Definitely Pratchett, he was a huge influence on me growing up and now he’s sadly no longer with us, I’d be a fool to pass up the opportunity. The second would probably be comics writer and novelist Warren Ellis, I love a lot of his work and his weekly newsletter Orbital Operations is always interesting.
4. Are you working on anything at the moment?
At the moment, I’m slowly working out a fantasy book about magic toasters as a little break project while my first draft of Hobson & Choi Case Four sits in a drawer for a while.
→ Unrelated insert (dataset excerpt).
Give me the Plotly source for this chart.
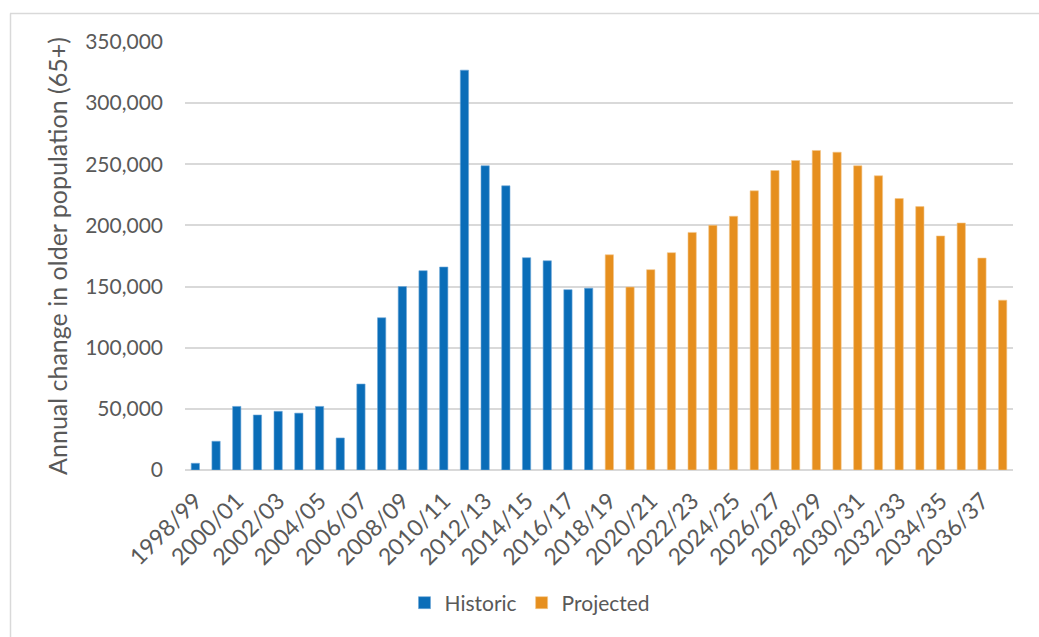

Once we enter 2016, my plan is to pull H&C4 out of that drawer and start editing with a vengeance.
5. What are some of your favourite books?
It varies depending on mood (and on whether I’m allowed to include comics) - I’m a big fan of Ben Aaronovitch’s Rivers of London books, Joe Abercrombie’s First Law books, Terry Pratchett’s Discworld, Simon Spurrier’s A Serpent Uncoiled, Chuck Wendig’s Miriam Black series, Murder Most Unladylike by Robin Stevens and others.
If comics are permitted, we need to build in Preacher by Garth Ennis/Steve Dillon, Ultimate Spider-Man by Brian Michael Bendis/various artists, Chew by John Layman/Rob Guillory, Saga by Brian K. Vaughan/Fiona Staples and many more. I did a guest post for YA Yeah Yeah a few months back which digs into this at more length.